Business First reported that the Jacobs School of Medicine and Biomedical Sciences has launched the Medical Education and Educational Research Institute. The story notes that its inaugural director is Jennifer A. Meka, PhD, who comes to UB from a similar position at the Penn State College of Medicine. The story quotes Meka, noting “Most of the time, the faculty and residents we’re working with, they go into medical education because they want to give back and want to be involved with the learners, but they also want to specifically learn how to be the best teacher they can be.” Alan J. Lesse, MD, senior associate dean for medical curriculum, was also quoted, discussing how upcoming medical curriculum changes and new teaching methods are necessitating the training for faculty members.
A Buffalo News editorial focused on the remarkable story of George Melvin Ellis Jr., who donated to the Jacobs School of Medicine and Biomedical Sciences the university’s largest-ever gift. A stipulation was that his identity remain anonymous until both he and his wife were deceased. The editorial stated: “The story of the medical school’s single biggest gift in the history of the university by one of its graduates, and one of the largest bestowed upon the Buffalo region, is about one man’s unwavering dedication to the patients he served and his deep abiding belief that whatever money he made through savvy investments was not his but belonged to the university. ... The decency, dedication and commitment by one man toward his alma mater and adopted community will help generations to build a better future.”
An article in Business First about changes and initiatives that will impact how medical schools prepare the nation’s future doctors interviews Alan J. Lesse, MD, senior associate dean for medical curriculum at the Jacobs School of Medicine and Biomedical Sciences. “These students have grown up in the digital age. They have access to limitless amounts of information because of the internet and its rapid rewards system,” Lesse said. “Their attention spans are shorter and their ability to or their need to memorize large amounts of information is much less, given that they must have 10- to 100-fold more information to learn than I did.”
An article about the continuing growth of UBMD Physicians’ Group interviews Kevin J. Gibbons, MD, senior associate dean for clinical affairs and UBMD executive director. “We train to retain and UB has now trained over two-thirds of the physicians in Western New York through the medical school, residency or fellowship," he said. "That’s our mission and that’s what we’re focused on with our hospital partners and physician partners going forward.”

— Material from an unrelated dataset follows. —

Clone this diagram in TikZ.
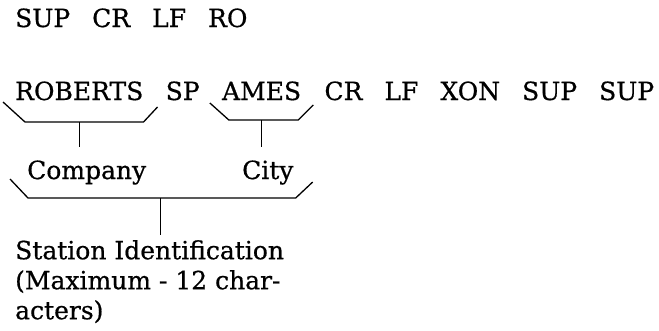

A story reports that first- and second-year students in the Jacobs School of Medicine and Biomedical Sciences were part of a panel discussion on the future of the medical field and quotes second-year medical student Emily Slominski, who said she’s interested in learning more about interconnectivity between physicians and providers in other fields. “A lot of our experiences right now can almost be frustrating at times because you have patients that have problems that are kind of outside the realm of what you can help with. So it’s nice to see that they’re bringing in other fields, and connecting, and trying to get at the root of the problems.”